Nigeria’s push to implement electronic invoicing is forcing businesses to rethink not just how they file taxes but also how they record revenue, manage suppliers, and structure their internal operations. “It is meant to address a high rate of tax evasion; moving the Nigerian tax system from just a trust-based reporting to a data-verified reporting,” said Eben Joels, managing director at Stransact, during a recent Stransact webinar on the Nigeria Revenue Service’s (NRS) e-invoicing system.
- +E-invoicing forces Nigerian firms into real-time transparency
The new framework requires businesses to generate invoices electronically and transmit them via accredited platforms to the tax authority for validation before issuing them to customers.
The new framework requires businesses to generate invoices electronically and transmit them via accredited platforms to the tax authority for validation before issuing them to customers. Once cleared, each invoice carries a digital stamp, effectively determining its legitimacy for tax purposes. “Any invoice that is not authenticated by the NRS is illegal. When it goes through the system, it gets a digital stamp, which authenticates it,” Eben explained.
The shift marks a departure from post-transaction reporting to continuous, real-time monitoring, giving authorities direct visibility into commercial activity.
Beyond systems and infrastructure, the reform is also exposing deeper cultural resistance to transparency among business owners. “We have clients that we struggle to teach the principles of transparency of their revenue to their own staff,” said Tunde Awopegba, CTO Doftwerks. “You can imagine a business owner who is not even willing to let their staff have a view, except maybe one or two people in finance, of how much they are making.”

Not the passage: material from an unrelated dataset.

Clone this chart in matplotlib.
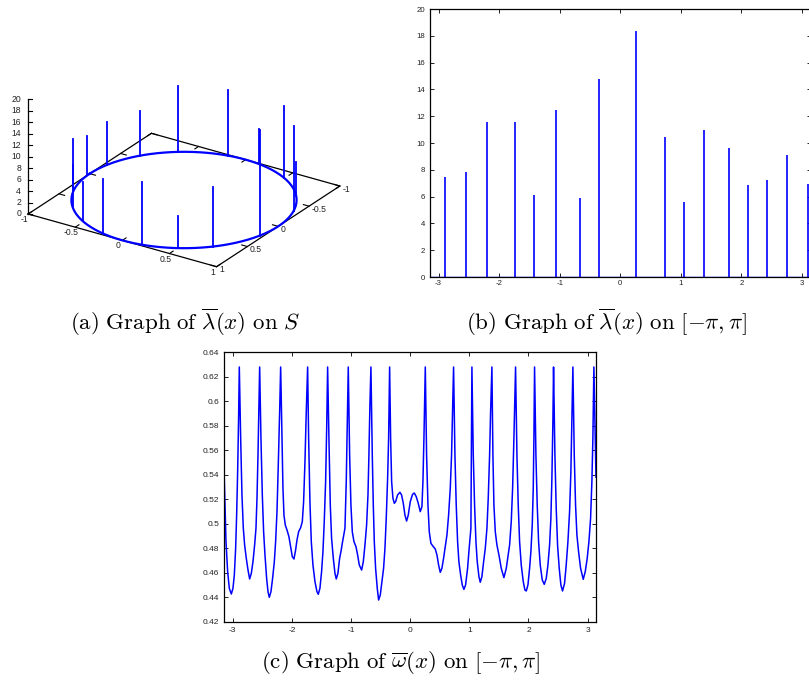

The requirement to transmit transaction data in real time to tax authorities is therefore expected to challenge long-standing practices where revenue figures are tightly controlled or selectively disclosed. Analysts say this could significantly reduce underreporting and the use of backdated or fictitious invoices, practices that have historically weakened tax collection.
For many firms, particularly those reliant on manual processes or fragmented accounting systems, the change is forcing a costly and complex transition. Businesses are now required to integrate their accounting systems with the invoicing platform, often through third-party service providers, while ensuring that their internal processes align with the new requirements. For small and medium-sized enterprises (SMEs), many of which still rely on spreadsheets or informal record-keeping, the adjustment could prove especially difficult.
However, one of the most immediate and less obvious impacts is being felt across supply chains. “We discovered some of their suppliers are not even registered with the NRS, and they have been doing business with them,” said Muhammed Bawa, head of project management, NRS E-invoicing solution.
The implication is that compliance is no longer limited to individual firms but extends to their entire network of vendors and partners. Businesses may be forced to reconsider relationships with non-compliant suppliers, as invoices issued outside the system risk being rejected for tax purposes.
The cascading effect could accelerate the formalisation of Nigeria’s largely informal economy, where many transactions remain undocumented. By embedding validation at the point of transaction, the system narrows opportunities for tax evasion while creating a more traceable commercial environment.
Still, concerns remain around the cost of implementation and the broader implications of increased transparency. Integration expenses, service provider fees, and operational adjustments could place additional strain on businesses already navigating a challenging economic climate.
There are also fears that greater visibility could expose companies to excessive scrutiny or misuse of sensitive financial data, a concern often described by stakeholders as the ‘Nigerian factor.’ Responding to these concerns, Bawa noted that the system is designed to improve transparency on both sides and reduce arbitrary enforcement.
While authorities maintain that the system will ultimately reduce disputes and improve efficiency in tax administration, businesses face a steep learning curve as they adapt to a new regime where transactions are monitored in real time.
For many, the transition represents more than a compliance exercise. It signals a structural shift in how business is conducted, where informal practices give way to digitised, traceable processes, and where visibility, rather than discretion, becomes the foundation of tax reporting.